PXF S3 Insert Fails with "NoSuchBucket" Due to pxf.fs.basePath Configuration
search cancel

PXF S3 Insert Fails with "NoSuchBucket" Due to pxf.fs.basePath Configuration

book

Article ID: 441014

calendar_today

Updated On:

Products

VMware Tanzu Data Suite

Issue/Introduction

Issue Symptoms

When attempting to insert data into an external S3 table using Greenplum PXF, the job fails with an S3 NoSuchBucket exception.

The error output looks similar to the following:

[gpadmin@[local]] gpadmin=# insert into pxf_data VALUES (1, 'aaa');
ERROR:  PXF server error : `s3a://data/pfx_local_data/pxf-test/test.csv/9762-0000000002_1': getFileStatus on s3a://data/pfx_local_data/pxf-test/test.csv/9762-0000000002_1: com.amazonaws.services.s3.model.AmazonS3Exception: The specified bucket does not exist (Service: Amazon S3; Status Code: 404; Error Code: NoSuchBucket; Request ID: 18B11EF3DDDFF567; S3 Extended Request ID: dd9025bab4ad464b049177c95eb6ebf374d3b3fd1af9251148b658df7ac2e3e8; Proxy: null)... (seg1 ##.##.##.##:20001 pid=900560)
HINT:  Check the PXF logs located in the '/home/gpadmin/pxf_base/clusters/default/groups/default/logs' directory on host 'gpdb12' or 'set client_min_messages=LOG' for additional details.

 

Environment

Environment

  • Database: Greenplum Database

  • Component: Platform Extension Framework (PXF)

  • Storage: Amazon S3 (or S3-compatible object storage)

Cause

Root Cause

This issue occurs when the pxf.fs.basePath property is incorrectly enabled in the PXF server's pxf-site.xml configuration file while attempting to access an S3 bucket.

When you look closely at the error: getFileStatus on s3a://data/pfx_local_data/pxf-test/test.csv/...

You can see that PXF is injecting a local file path (data/pfx_local_data/) right after the s3a:// protocol identifier, before the actual target bucket name (which is pxf-test).
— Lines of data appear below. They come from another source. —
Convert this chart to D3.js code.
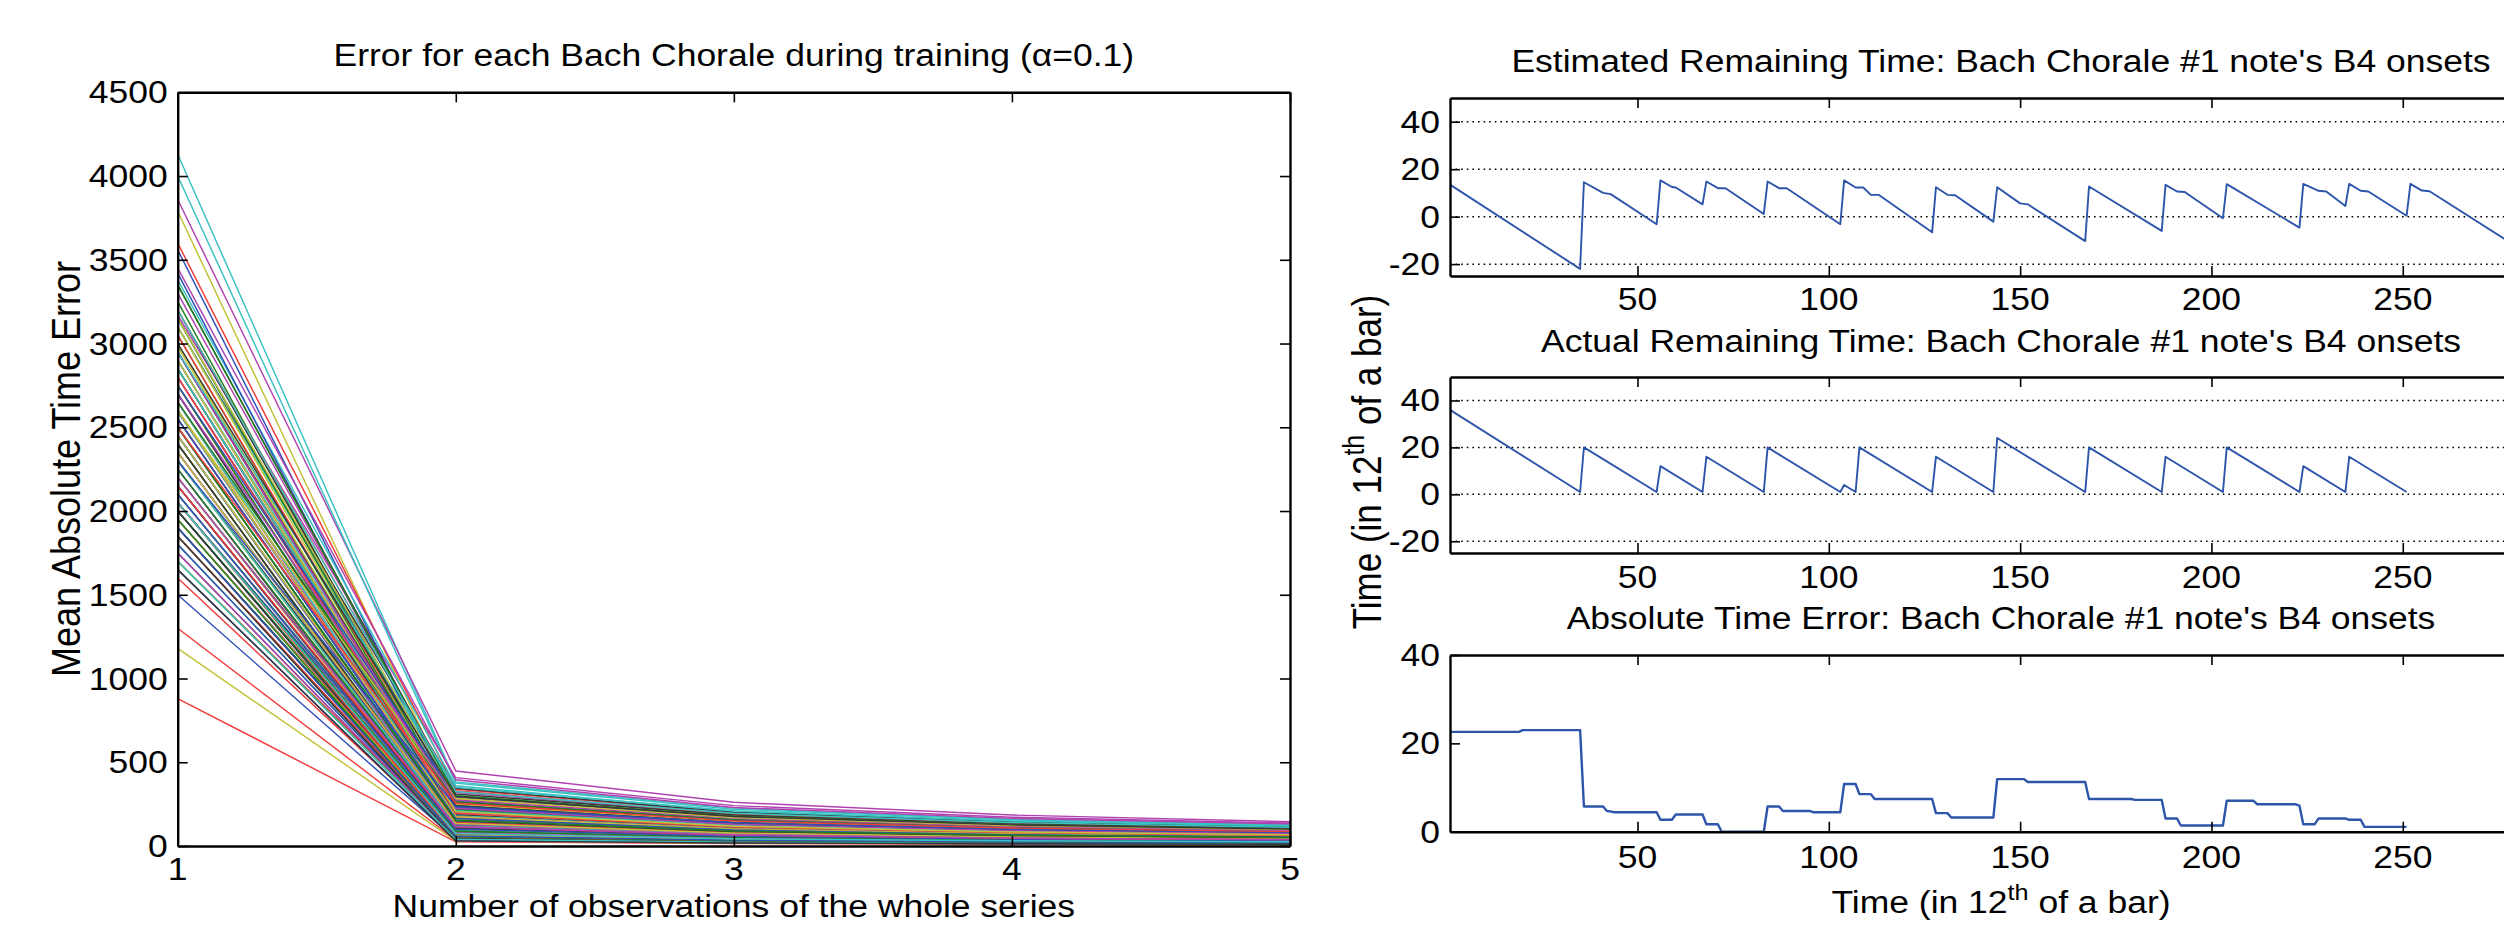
<!DOCTYPE html>
<html><head><meta charset="utf-8">
<script src="https://cdn.jsdelivr.net/npm/d3@7"></script>
<style>
body{margin:0;background:#fff}
svg{display:block;background:#fff}
text{font-family:"Liberation Sans",Arial,Helvetica,sans-serif;fill:#000}
</style>
</head><body>
<svg id="chart" width="2504" height="928"></svg>
<script>
// ---------------- DATA ----------------
// Left chart: mean absolute time error per chorale, for observation counts 1..5
const observations = [1, 2, 3, 4, 5];
const obs1 = [
2050,2300,880,4130,3860,1180,2450,
1500,2600,1300,4000,3170,3790,2900,
3560,3250,3600,3380,2850,2980,2200,
3420,2100,1700,2590,2750,2500,3100,
2150,3050,2950,2450,2000,3000,2650,
1950,1850,2400,3100,2900,2400,2050,
2700,2950,2250,2000,2650,2750,1750,
2600,2150,2700,2200,2300,1800,2300,
2850,2400,1600,2900,1900,2300,2800,
2250,1700,3050,1800,2450,2850,2550,
2000,2750,2100,2350,3300,2050,1900,
2450,2000,2550,2700,2150,2650,3200,
1800,2550,2850,1950,2550,1700,2000,
2950,1900,1850,2500,1750,3100,2400,
2350,2850,2350,2100,2800,2200,2700,
1650,2250,1950,2650,2050,2450,1850,
3150,2050,2600,2850,2600,1950,2150,
2100,3150,2050,1700,2350,2600,2950,
2550,1950,2800,2300,2950,2350,2500,
1900,2500,2150,2050,2200,2900,1650,
2750,2650,3200,2950,3450,2600,3350,
2300,3350,2500,3200,2700,3150,3000];
const obs2 = [
120,150,25,383,448,30,160,
40,180,35,375,408,260,200,
250,220,340,360,190,240,130,
245,110,60,170,185,150,345,
95,230,205,140,70,215,175,
80,60,130,300,210,125,90,
190,235,100,85,160,195,50,
175,105,180,115,120,55,140,
215,135,45,250,65,110,225,
110,45,255,55,145,230,165,
70,200,90,150,320,80,75,
160,85,170,195,100,180,265,
50,165,210,70,170,40,60,
230,70,65,160,50,250,125,
130,215,140,95,200,100,185,
35,120,75,180,80,165,45,
270,90,175,210,165,65,105,
100,240,55,40,130,175,240,
165,55,195,120,225,135,150,
60,155,115,75,115,205,30,
290,265,330,350,395,280,310,
235,300,255,325,275,285,295];
const obs3 = [
70,85,15,226,261,18,95,
25,105,20,220,241,150,118,
145,128,195,205,110,140,75,
142,62,35,98,106,86,200,
55,133,118,80,40,124,100,
46,35,75,172,120,72,52,
110,136,58,48,92,112,30,
100,60,104,66,70,32,80,
124,78,26,145,38,63,130,
64,26,148,32,84,133,95,
40,116,52,86,186,46,43,
92,49,98,112,58,104,153,
29,95,122,40,98,23,35,
133,40,38,92,29,145,72,
75,124,81,55,116,58,107,
20,69,43,104,46,95,26,
156,52,101,122,95,37,61,
58,139,32,23,75,101,139,
95,32,113,69,130,78,87,
35,90,66,43,66,118,18,
175,160,190,210,230,168,185,
140,178,150,195,165,170,176];
const obs4 = [
50,60,11,160,185,13,68,
18,75,14,156,172,107,84,
103,91,138,146,78,100,53,
101,44,25,70,75,61,142,
39,95,84,57,28,88,71,
33,25,53,122,85,51,37,
78,97,41,34,65,80,21,
71,43,74,47,50,23,57,
88,55,18,103,27,45,92,
45,18,105,23,60,95,67,
28,82,37,61,132,33,31,
65,35,70,80,41,74,109,
21,67,87,28,70,16,25,
95,28,27,65,21,103,51,
53,88,58,39,82,41,76,
14,49,31,74,33,67,18,
111,37,72,87,67,26,43,
41,99,23,16,53,72,99,
67,23,80,49,92,55,62,
25,64,47,31,47,84,13,
125,115,135,150,165,120,132,
100,127,107,140,118,122,126];
const obs5 = [
40,48,9,128,145,10,54,
14,60,11,125,137,86,67,
82,73,110,117,62,80,42,
81,35,20,56,60,49,114,
31,76,67,46,22,70,57,
26,20,42,98,68,41,30,
62,78,33,27,52,64,17,
57,34,59,38,40,18,46,
70,44,14,82,22,36,74,
36,14,84,18,48,76,54,
22,66,30,49,106,26,25,
52,28,56,64,33,59,87,
17,54,70,22,56,13,20,
76,22,22,52,17,82,41,
42,70,46,31,66,33,61,
11,39,25,59,26,54,14,
89,30,58,70,54,21,34,
33,79,18,13,42,58,79,
54,18,64,39,74,44,50,
20,51,38,25,38,67,10,
100,92,108,120,132,96,106,
80,102,86,112,94,98,101];
const leftYTicks = [0,500,1000,1500,2000,2500,3000,3500,4000,4500];
const lineColors = ["#3050b8","#1f801f","#f23b3b","#38c2c2","#b143b1","#c2c238","#383838"];

// Right charts: time in 12ths of a bar
const estT = [1,35,36,41,43,55,56,59,60,67,68,71,73,83,84,87,89,103,104,107,109,111,113,127,128,131,133,143,144,150,152,167,168,187,188,191,193,203,204,223,224,228,230,235,236,239,241,251,252,255,257,285];
const estV = [13.5,-22,14.5,10,9.5,-3.2,15.3,12.5,12.3,5.2,14.8,12,12,1.1,14.8,12,12,-3.2,15.3,12.3,12.3,9.2,9.2,-6.6,12.4,9.2,9,-2.1,12.4,5.6,5.2,-10.3,12.7,-6,13.4,10.6,10.4,-0.7,13.7,-4.6,13.8,10.9,10.6,4.5,13.8,10.9,10.6,0.4,13.8,11,10.7,-18];
const actT = [1,35,36,55,56,67,68,83,84,103,104,107,108,127,128,143,144,167,168,187,188,203,204,223,224,235,236,251];
const actV = [36,1,20,1,12,1,16,1,20,1,4,1,20,1,16,1,24,1,20,1,16,1,20,1,12,1,16,1];
const errT = [1,19,20,35,36,41,42,44,55,56,59,60,67,68,71,72,83,84,87,88,95,96,103,104,107,108,111,112,127,128,131,132,143,144,151,152,167,168,179,180,187,188,191,192,203,204,211,212,222,223,224,227,228,235,236,239,240,251];
const errV = [22.6,22.6,23,23,5.7,5.7,4.7,4.4,4.4,2.7,2.7,3.9,3.9,1.7,1.7,0,0,5.7,5.7,4.7,4.7,4.4,4.4,10.8,10.8,8.5,8.5,7.4,7.4,4.2,4.2,3.2,3.2,11.9,11.9,11.25,11.25,7.4,7.4,7.2,7.2,3.0,3.0,1.4,1.4,7.0,7.0,6.2,6.2,5.9,1.7,1.7,3.0,3.0,2.7,2.7,1.1,1.1];
const timeTicks = [50,100,150,200,250];
const remTicks = [-20,0,20,40];
const errTicks = [0,20,40];
const lineBlue = "#2d55aa";

// ---------------- DRAWING ----------------
const svg = d3.select("#chart");
const SX = 1.145;

function label(g, x, y, str, opts = {}) {
  const size = opts.size || 31;
  const t = g.append("text")
    .attr("transform", `translate(${x},${y}) scale(${SX},1)` + (opts.rotate ? ` rotate(${opts.rotate})` : ""))
    .attr("text-anchor", opts.anchor || "middle")
    .style("font-size", size + "px");
  if (str !== null) t.text(str);
  return t;
}

function drawAxes(g, x, y, xTicks, yTicks, xLabelOffset) {
  const [x0, x1] = x.range();
  const [y0, y1] = y.range();
  const style = sel => {
    sel.select(".domain").attr("stroke", "#000").attr("stroke-width", 2.4);
    sel.selectAll(".tick line").attr("stroke", "#000").attr("stroke-width", 1.6);
  };
  g.append("g").attr("transform", `translate(0,${y0})`)
    .call(d3.axisBottom(x).tickValues(xTicks).tickSize(-10).tickSizeOuter(0).tickFormat("")).call(style);
  g.append("g").attr("transform", `translate(0,${y1})`)
    .call(d3.axisTop(x).tickValues(xTicks).tickSize(-10).tickSizeOuter(0).tickFormat("")).call(style);
  g.append("g").attr("transform", `translate(${x0},0)`)
    .call(d3.axisLeft(y).tickValues(yTicks).tickSize(-10).tickSizeOuter(0).tickFormat("")).call(style);
  g.append("g").attr("transform", `translate(${x1},0)`)
    .call(d3.axisRight(y).tickValues(yTicks).tickSize(-10).tickSizeOuter(0).tickFormat("")).call(style);
  xTicks.forEach(v => label(g, x(v), y0 + xLabelOffset + 11, String(v)));
  yTicks.forEach(v => label(g, x0 - 10, y(v) + 11, String(v), {anchor: "end"}));
}

// ---- Left chart ----
const gL = svg.append("g");
const xL = d3.scaleLinear().domain([1, 5]).range([177.7, 1290]);
const yL = d3.scaleLinear().domain([0, 4500]).range([846, 92.3]);
const chorales = obs1.map((v, j) => [obs1[j], obs2[j], obs3[j], obs4[j], obs5[j]]);
const lineL = d3.line().x((d, i) => xL(observations[i])).y(d => yL(d));
gL.append("g").selectAll("path").data(chorales).join("path")
  .attr("d", lineL).attr("fill", "none")
  .attr("stroke", (d, i) => lineColors[i % lineColors.length])
  .attr("stroke-width", 1.45);
drawAxes(gL, xL, yL, observations, leftYTicks, 23);
label(gL, 733.8, 66, "Error for each Bach Chorale during training (α=0.1)");
label(gL, 733.8, 917, "Number of observations of the whole series");
label(gL, 80, 469, "Mean Absolute Time Error", {size: 36, rotate: -90});

// ---- Right charts ----
const gR = svg.append("g");
const xR = d3.scaleLinear().domain([1, 289]).range([1450, 2552]);
const panels = [
  {top: 98, bottom: 276, domain: [-25, 50], ticks: remTicks, T: estT, V: estV, grid: true,
   title: "Estimated Remaining Time: Bach Chorale #1 note's B4 onsets", titleY: 72, off: 23, w: 1.9},
  {top: 377, bottom: 553, domain: [-25, 50], ticks: remTicks, T: actT, V: actV, grid: true,
   title: "Actual Remaining Time: Bach Chorale #1 note's B4 onsets", titleY: 351.5, off: 24, w: 1.9},
  {top: 655, bottom: 831.7, domain: [0, 40], ticks: errTicks, T: errT, V: errV, grid: false,
   title: "Absolute Time Error: Bach Chorale #1 note's B4 onsets", titleY: 628.5, off: 25, w: 2.4}
];
panels.forEach(p => {
  const g = gR.append("g");
  const y = d3.scaleLinear().domain(p.domain).range([p.bottom, p.top]);
  if (p.grid) {
    g.append("g").selectAll("line").data(p.ticks).join("line")
      .attr("x1", xR.range()[0]).attr("x2", xR.range()[1])
      .attr("y1", d => y(d)).attr("y2", d => y(d))
      .attr("stroke", "#000").attr("stroke-width", 1.5).attr("stroke-dasharray", "1.6,4");
  }
  const line = d3.line().x(d => xR(d[0])).y(d => y(d[1]));
  g.append("path").datum(d3.zip(p.T, p.V)).attr("d", line)
    .attr("fill", "none").attr("stroke", lineBlue).attr("stroke-width", p.w).attr("stroke-linejoin", "round");
  drawAxes(g, xR, y, timeTicks, p.ticks, p.off);
  label(g, 2001, p.titleY, p.title);
});
// x label with superscript
{
  const t = label(gR, 2001, 913, null);
  t.append("tspan").text("Time (in 12");
  t.append("tspan").text("th").style("font-size", "22px").attr("dy", -13);
  t.append("tspan").text(" of a bar)").attr("dy", 13);
}
// y label with superscript
{
  const t = label(gR, 1381, 462, null, {size: 35, rotate: -90});
  t.append("tspan").text("Time (in 12");
  t.append("tspan").text("th").style("font-size", "25px").attr("dy", -15);
  t.append("tspan").text(" of a bar)").attr("dy", 15);
}
</script>
</body></html>
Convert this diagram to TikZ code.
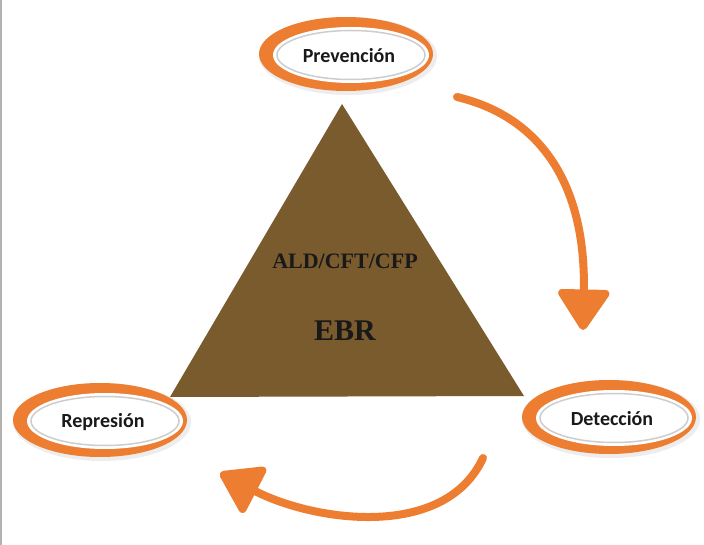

In the S3 protocol, the first element after s3a:// is always interpreted as the bucket name. Consequently, PXF asks S3 for a bucket literally named data, which does not exist, triggering the NoSuchBucket error.

The pxf.fs.basePath property is strictly intended for use with local or network file systems using the file:* profile. It should not be active for S3 server configurations.

Resolution

Resolution

To resolve the issue, verify the bucket exists, and then remove or comment out the conflicting pxf.fs.basePath setting in your PXF server configuration.

Step 1: Verify the Target Bucket Confirm that your intended S3 bucket actually exists in your object storage environment.

Step 2: Update pxf-site.xml Navigate to the PXF server configuration directory that your external table is using and open pxf-site.xml. Locate the following property block:

    <property>
        <name>pxf.fs.basePath</name>
        <value>/data/pfx_local_data</value>
        <description>
            Sets the base path when constructing a file URI for read and write
            operations. This property MUST be configured for any server that
            accesses a file using a file:* profile.
        </description>
    </property>

Step 3: Disable the Property Either delete this property block entirely or comment it out using XML comments, as it is commented out by default upon fresh installations.

Step 4: Sync and Reload PXF For the changes to take effect across the Greenplum cluster, you must sync the PXF configuration and restart the PXF service as the gpadmin user:

pxf cluster sync
pxf cluster restart

Once the cluster is restarted, re-run your INSERT query. The path will correctly construct as s3a://pxf-test/test.csv/... and successfully locate your bucket.